Par-delà le modèle de l’Académie de la Maâmora, une synthèse est présentée sur la nature, la dimension et la qualité de la formation sportive au Maroc. Pour ce qui est de la sélection des joueurs, est notée «l’absence d’une stratégie nationale» – il n’y pas un modèle unique mais une pluralité de modèles, sans une véritable batterie de critères pertinents pour ce qui est de la sélection des prédispositions des jeunes.
La planification du programme d’entraînement n’est pas mieux lotie, et ce, faute de normes scientifiques et d’un modèle de performance. Quant à la scolarité des joueurs et à son adaptation au programme d’entraînement, elle présente de fortes insuffisances. De plus, les centres de formation ne sont soumis à aucun contrôle du département de tutelle…

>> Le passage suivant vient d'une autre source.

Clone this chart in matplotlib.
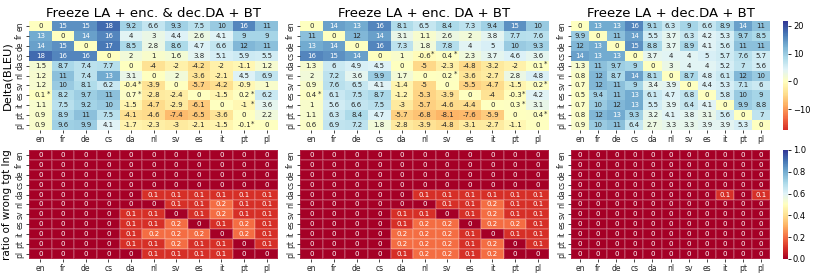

Il manque un guide de formation et une grille affinée et opératoire d’un modèle de performance. Le potentiel est là et le football se distingue par plusieurs aspects cumulatifs: un facteur de développement, un vecteur d’intégration des jeunes dans la vie active ainsi qu’un puissant levier fédérateur, renforçant tant le lien social que la cohésion de la société.
L’Académie Mohammed VI de football se veut un pôle d’excellence –un projet et une œuvre inédite dans le continent. Une image du Maroc d’aujourd’hui confortant son rayonnement à l’international. C’est cependant le reste du «système» de formation national qui reste encore bien décalé: il a besoin d’une mise à niveau à la hauteur des attentes, des espoirs et des ambitions du public sportif national.